SYN Level-2 Processing - Aerosol and Surface Reflectance Retrieval

SYN Level-2 SDR processing employs an advanced surface reflectance and aerosol retrieval algorithm, which makes use of the combined information from the OLCI and SLSTR instruments on Sentinel-3 to provide synergistic data for land surface and vegetation analysis. The processing aims to produce self-consistent product packages with atmosphere-corrected surface reflectance for OLCI and SLSTR channels and corresponding information on aerosol properties.

The algorithm takes as input TOA reflectance data for five solar-reflective SLSTR channels at both nadir and oblique views (resulting in a total of 10 channels, the fourth channel of SLSTR is discarded from processing as this channel is dedicated to the cloud detection), and the 16 OLCI bands at all non-absorbing channels, avoiding O2 absorption bands 13, 14 and 15, and water vapour band 19 and 20.

The output is aerosol optical thickness at a reference waveband of 550 nm, an estimate of aerosol model and Angstrom coefficient, and atmosphere-corrected surface reflectance for all input channels. The problem of surface reflectance and aerosol retrieval can essentially be formulated as one of multivariate optimisation subject to multiple constraints.

  • Given a set of satellite TOA reflectances and an initial estimate of atmospheric profile, the corresponding set of surface reflectances is estimated.
  • Application of the observed set to the estimated set of reflectances results in an error metric, where a lower value of the metric corresponds to a set of surface reflectances (and hence atmospheric profile) that is more realistic.

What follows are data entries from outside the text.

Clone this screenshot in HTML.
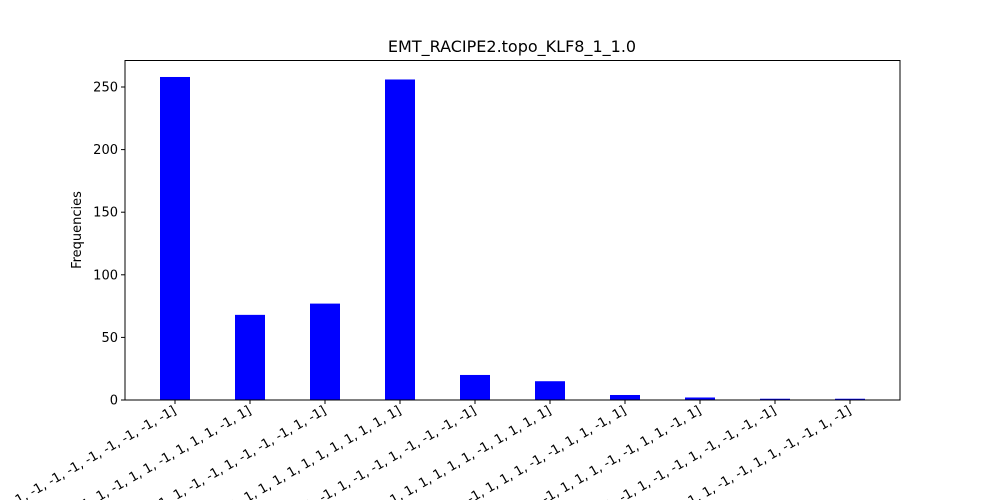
<!DOCTYPE html>
<html><head><meta charset="utf-8"><style>
html,body{margin:0;background:#fff;width:1000px;height:500px;overflow:hidden}
svg{font-family:"DejaVu Sans","Liberation Sans",sans-serif;display:block;overflow:hidden}
</style></head><body>
<svg id="chart" width="1000" height="500" viewBox="0 0 1000 500">
<defs><clipPath id="frame"><rect x="0" y="0" width="1000" height="500"/></clipPath></defs>
<rect width="1000" height="500" fill="#fff"/>
<text x="512" y="52" text-anchor="middle" font-size="16">EMT_RACIPE2.topo_KLF8_1_1.0</text>
<text transform="translate(81,230) rotate(-90)" text-anchor="middle" font-size="13">Frequencies</text>
<g id="bars"></g><g id="yticks"></g><g id="xticks" clip-path="url(#frame)"></g>
<rect x="125" y="60.5" width="775" height="339.5" fill="none" stroke="#000" stroke-width="1"/>
</svg>
<script>
const categories=["[-1, -1, -1, -1, -1, -1, -1, -1, -1, -1, -1, -1, -1, -1, -1]","[1, -1, 1, 1, -1, 1, 1, -1, 1, 1, -1, 1, 1, 1, -1, 1]","[1, -1, -1, 1, -1, -1, 1, -1, -1, 1, -1, -1, -1, 1, -1]","[1, 1, 1, 1, 1, 1, 1, 1, 1, 1, 1, 1, 1, 1, 1, 1]","[1, -1, -1, 1, -1, -1, -1, 1, -1, -1, 1, -1, -1, -1, -1]","[1, 1, 1, 1, -1, 1, 1, 1, 1, 1, -1, 1, 1, 1, 1]","[1, 1, 1, 1, -1, -1, 1, 1, 1, -1, -1, 1, 1, -1, 1]","[1, 1, 1, 1, -1, -1, 1, 1, 1, -1, -1, 1, 1, -1, 1]","[1, -1, -1, 1, -1, -1, 1, -1, -1, 1, -1, -1, -1, -1]","[1, -1, -1, 1, -1, -1, 1, 1, -1, -1, 1, 1, -1, -1, 1, -1]"];
const values=[258,68,77,256,20,15,4,2,1,1];
const yTicks=[0,50,100,150,200,250];
const ns="http://www.w3.org/2000/svg";
const x=i=>175+i*75;
const y=v=>400-v*1.252;
const bars=document.getElementById('bars'),yt=document.getElementById('yticks'),xt=document.getElementById('xticks');
values.forEach((v,i)=>{
 const r=document.createElementNS(ns,'rect');
 r.setAttribute('x',x(i)-15);r.setAttribute('width',30);
 r.setAttribute('y',y(v));r.setAttribute('height',400-y(v));r.setAttribute('fill','#0000ff');
 
 
 bars.appendChild(r);
});
yTicks.forEach(t=>{
 const l=document.createElementNS(ns,'line');
 l.setAttribute('x1',121);l.setAttribute('x2',125);l.setAttribute('y1',y(t));l.setAttribute('y2',y(t));l.setAttribute('stroke','#000');
 
 
 yt.appendChild(l);
 const s=document.createElementNS(ns,'text');
 s.setAttribute('x',118);s.setAttribute('y',y(t)+4.5);s.setAttribute('text-anchor','end');s.setAttribute('font-size','13');
 s.textContent=t;
 
 
 yt.appendChild(s);
});
categories.forEach((c,i)=>{
 const l=document.createElementNS(ns,'line');
 l.setAttribute('x1',x(i));l.setAttribute('x2',x(i));l.setAttribute('y1',400);l.setAttribute('y2',404);l.setAttribute('stroke','#000');
 
 
 xt.appendChild(l);
 const s=document.createElementNS(ns,'text');
 s.setAttribute('transform','translate('+(x(i)+2)+',413) rotate(-30)');
 s.setAttribute('text-anchor','end');s.setAttribute('font-size','13');
 s.textContent=c;
 
 
 xt.appendChild(s);
});
</script>
</body></html>
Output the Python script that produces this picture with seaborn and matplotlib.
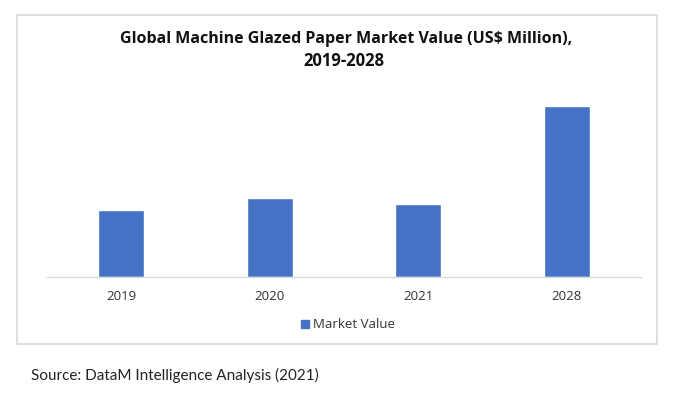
import pandas as pd
import seaborn as sns
import matplotlib.pyplot as plt
from matplotlib.patches import Rectangle

sns.set_style("white")
plt.rcParams['font.family'] = ['Open Sans', 'DejaVu Sans']

years = ["2019", "2020", "2021", "2028"]
market_value = [66.7, 79.3, 72.7, 171.0]
series_name = "Market Value"

df = pd.DataFrame({"year": years, "value": market_value, "series": series_name})

fig = plt.figure(figsize=(6.76, 3.98), dpi=100)
fig.patch.set_facecolor("white")

# outer chart border
fig.patches.append(Rectangle((17 / 676, 1 - 344 / 398), 640 / 676, 329 / 398,
                             transform=fig.transFigure, fill=False,
                             edgecolor="#D9D9D9", linewidth=1.2))

ax = fig.add_axes([47 / 676, 1 - 277 / 398, 594 / 676, 180 / 398])
sns.barplot(data=df, x="year", y="value", hue="series", palette=["#4472C4"],
            saturation=1, width=0.31, ax=ax, legend=False)
ax.set_xlim(-0.5, 3.5)
ax.set_ylim(0, 180)
ax.set_xlabel("")
ax.set_ylabel("")
ax.set_yticks([])
for s in ["top", "right", "left"]:
    ax.spines[s].set_visible(False)
ax.spines["bottom"].set_color("#D9D9D9")
ax.spines["bottom"].set_linewidth(1.0)
ax.tick_params(axis="x", length=0, pad=9, labelsize=9.5, labelcolor="#333333")

fig.text(346 / 676, 1 - 39 / 398, "Global Machine Glazed Paper Market Value (US$ Million),",
         ha="center", va="center", fontsize=11.5, fontweight="bold", color="#111111")
fig.text(344 / 676, 1 - 61 / 398, "2019-2028",
         ha="center", va="center", fontsize=12, fontweight="bold", color="#111111")

# legend
fig.patches.append(Rectangle((301 / 676, 1 - 328 / 398), 8 / 676, 8 / 398,
                             transform=fig.transFigure, color="#4472C4"))
fig.text(313 / 676, 1 - 324 / 398, series_name, ha="left", va="center",
         fontsize=9.5, color="#333333")

fig.text(31 / 676, 1 - 375 / 398, "Source: DataM Intelligence Analysis (2021)",
         ha="left", va="center", fontsize=11, color="#222222", family=["Lato", "DejaVu Sans"])

fig.savefig("out.png", dpi=100, facecolor="white")
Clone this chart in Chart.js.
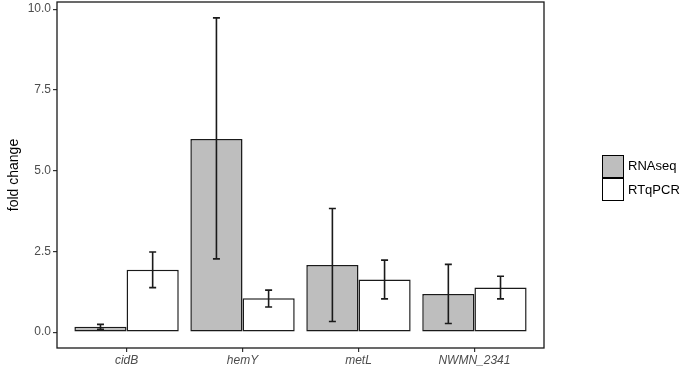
<!DOCTYPE html>
<html>
<head>
<meta charset="utf-8">
<script src="https://cdn.jsdelivr.net/npm/chart.js@4"></script>
<style>
html,body{margin:0;padding:0;background:#fff;}
#wrap{position:relative;width:680px;height:369px;}
canvas{position:absolute;left:0;top:0;}
.leg{position:absolute;font-family:"Liberation Sans",Arial,sans-serif;font-size:13px;color:#000;}
.box{position:absolute;width:22px;height:23px;border:1px solid #000;box-sizing:border-box;}
</style>
</head>
<body>
<div id="wrap">
<canvas id="c" width="680" height="369"></canvas>
<div class="box" style="left:602px;top:155px;background:#bebebe;"></div>
<div class="leg" style="left:628px;top:158px;">RNAseq</div>
<div class="box" style="left:602px;top:178px;background:#fff;"></div>
<div class="leg" style="left:628px;top:182px;">RTqPCR</div>
</div>
<script>
const categories = ["cidB", "hemY", "metL", "NWMN_2341"];
const seriesNames = ["RNAseq", "RTqPCR"];
const rnaseqValues = [0.17, 5.98, 2.08, 1.18];
const rnaseqLow = [0.09, 2.27, 0.33, 0.27];
const rnaseqHigh = [0.24, 9.73, 3.83, 2.10];
const rtqpcrValues = [1.93, 1.05, 1.63, 1.38];
const rtqpcrLow = [1.38, 0.78, 1.03, 1.03];
const rtqpcrHigh = [2.48, 1.30, 2.23, 1.73];
const yTicks = [0, 2.5, 5, 7.5, 10];

const toPoints = vals => vals.map((v, i) => ({x: i + 1, y: v}));

const errorBars = {
  id: 'errorBars',
  afterDatasetsDraw(chart) {
    const ctx = chart.ctx;
    const ys = chart.scales.y;
    chart.data.datasets.forEach((ds, di) => {
      const meta = chart.getDatasetMeta(di);
      meta.data.forEach((bar, i) => {
        const lo = ys.getPixelForValue(ds.errLow[i]);
        const hi = ys.getPixelForValue(ds.errHigh[i]);
        const x = bar.x;
        ctx.save();
        ctx.strokeStyle = '#1a1a1a';
        ctx.lineWidth = 1.6;
        ctx.beginPath();
        ctx.moveTo(x, lo); ctx.lineTo(x, hi);
        ctx.moveTo(x - 3.5, lo); ctx.lineTo(x + 3.5, lo);
        ctx.moveTo(x - 3.5, hi); ctx.lineTo(x + 3.5, hi);
        ctx.stroke();
        ctx.restore();
      });
    });
  }
};

const panelBox = {
  id: 'panelBox',
  afterDraw(chart) {
    const a = chart.chartArea;
    const ctx = chart.ctx;
    ctx.save();
    ctx.strokeStyle = '#1a1a1a';
    ctx.lineWidth = 1.3;
    ctx.strokeRect(a.left, a.top, a.right - a.left, a.bottom - a.top);
    ctx.restore();
  }
};

new Chart(document.getElementById('c'), {
  type: 'bar',
  data: {
    datasets: [
      {label: seriesNames[0], data: toPoints(rnaseqValues), errLow: rnaseqLow, errHigh: rnaseqHigh,
       backgroundColor: '#bebebe', borderColor: '#1a1a1a', borderWidth: 1.5, borderSkipped: false},
      {label: seriesNames[1], data: toPoints(rtqpcrValues), errLow: rtqpcrLow, errHigh: rtqpcrHigh,
       backgroundColor: '#ffffff', borderColor: '#1a1a1a', borderWidth: 1.5, borderSkipped: false}
    ]
  },
  options: {
    responsive: false,
    animation: false,
    layout: {padding: {left: 0, right: 136, top: 2, bottom: 0}},
    plugins: {legend: {display: false}, tooltip: {enabled: false}},
    datasets: {bar: {categoryPercentage: 0.9, barPercentage: 1.0}},
    scales: {
      x: {
        type: 'linear',
        min: 0.4, max: 4.6,
        offset: false,
        afterBuildTicks: s => { s.ticks = categories.map((c, i) => ({value: i + 1})); },
        afterFit: s => { s.height = 21; s.paddingLeft = 0; s.paddingRight = 0; },
        ticks: {
          autoSkip: false, maxRotation: 0, padding: 1,
          callback: v => categories[Math.round(v) - 1] || '',
          color: '#4d4d4d',
          font: {family: '"Liberation Sans", Arial, sans-serif', size: 12, style: 'italic'}
        },
        grid: {offset: false, drawOnChartArea: false, drawTicks: true, tickLength: 4, color: '#333', lineWidth: 1.2},
        border: {display: false}
      },
      y: {
        min: -0.49, max: 10.22,
        afterBuildTicks: s => { s.ticks = yTicks.map(v => ({value: v})); },
        afterFit: s => { s.width = 57; s.paddingTop = 0; s.paddingBottom = 0; },
        ticks: {
          padding: 2,
          callback: v => v.toFixed(1),
          color: '#4d4d4d',
          font: {family: '"Liberation Sans", Arial, sans-serif', size: 12}
        },
        grid: {drawOnChartArea: false, drawTicks: true, tickLength: 4, color: '#333', lineWidth: 1.2},
        border: {display: false},
        title: {display: true, text: 'fold change', color: '#000',
          font: {family: '"Liberation Sans", Arial, sans-serif', size: 14}, padding: {top: 6, bottom: 0}}
      }
    }
  },
  plugins: [errorBars, panelBox]
});
</script>
</body>
</html>
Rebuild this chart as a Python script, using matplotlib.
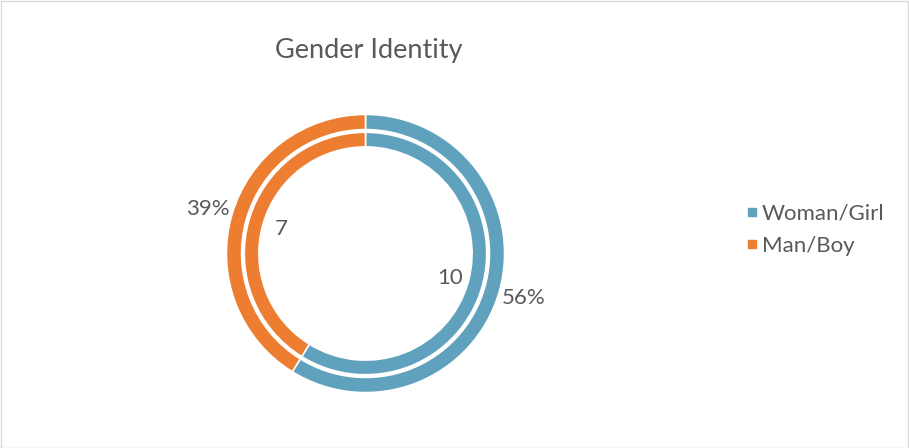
import numpy as np
import matplotlib
matplotlib.use("Agg")
import matplotlib.pyplot as plt
from matplotlib.lines import Line2D
from matplotlib.patches import Rectangle

categories = ["Woman/Girl", "Man/Boy"]
counts = [10, 7]
pct_labels = ["56%", "39%"]
colors = ["#60A2BE", "#ED7D31"]
title = "Gender Identity"

W, H = 909, 448
fig = plt.figure(figsize=(W / 100, H / 100), dpi=100)
ax = fig.add_axes([0, 0, 1, 1])

cx, cy = 365.5, H - 253.5
R = 138.5
font = "Lato"
tcol = "#595959"

# outer ring
ax.pie(counts, colors=colors, startangle=90, counterclock=False,
       radius=R + 0.6, center=(cx, cy), frame=True,
       wedgeprops=dict(width=0.101 * R + 1.2, edgecolor="white", linewidth=1.2))
# inner ring
ax.pie(counts, colors=colors, startangle=90, counterclock=False,
       radius=0.871 * R + 0.6, center=(cx, cy), frame=True,
       wedgeprops=dict(width=0.097 * R + 1.2, edgecolor="white", linewidth=1.2))
ax.set_xlim(0, W)
ax.set_ylim(0, H)
ax.axis("off")

total = sum(counts)
cum = 0
for c, p in zip(counts, pct_labels):
    mid = (cum + c / 2) / total * 2 * np.pi
    cum += c
    sx, cy_ = np.sin(mid), np.cos(mid)
    ax.text(cx + 1.185 * R * sx, cy + 1.185 * R * cy_, p, ha="center", va="center",
            fontsize=16, color=tcol, family=font)
    ax.text(cx + 0.635 * R * sx, cy + 0.635 * R * cy_, str(c), ha="center", va="center",
            fontsize=16, color=tcol, family=font)

ax.text(369, H - 50, title, ha="center", va="center", fontsize=19.5, color=tcol, family=font)

handles = [Line2D([], [], marker="s", linestyle="none", markersize=5.5,
                  markerfacecolor=col, markeredgecolor=col) for col in colors]
leg = fig.legend(handles, categories, loc="center left", bbox_to_anchor=(736.5 / W, 1 - 229.5 / H),
                 frameon=False, handletextpad=0.15, handlelength=0.6, labelspacing=0.55,
                 borderaxespad=0, prop=dict(family=font, size=16))
for t in leg.get_texts():
    t.set_color(tcol)

fig.patches.append(Rectangle((0.5 / W, 0.5 / H), 1 - 1.5 / W, 1 - 1.5 / H, transform=fig.transFigure,
                             fill=False, edgecolor="#D9D9D9", linewidth=1))

fig.savefig("out.png", dpi=100, facecolor="white")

These two steps are repeated with refined atmospheric profiles until convergence at an optimal solution. SYN atmospheric correction consists of the following steps (Note that collocation of TOA radiance measurements onto the grid of the OLCI reference channel and the pixel classification (cloud, snow, land, etc.) is performed in SYN Level-1 processing):

  1. Averaging of collocated TOA radiance over 15 pixels squared. The averaging is appropriate for minimizing the effect of errors in image collocation, whilst retrieving aerosol within the spatial scale of aerosol variability.
  2. Pixel-wise retrieval of aerosol properties.
  3. Interpolation of aerosol properties retrieved for the averaged grid onto the collocated grid.
  4. Atmospheric correction of collocated TOA radiance using the retrieved aerosol properties.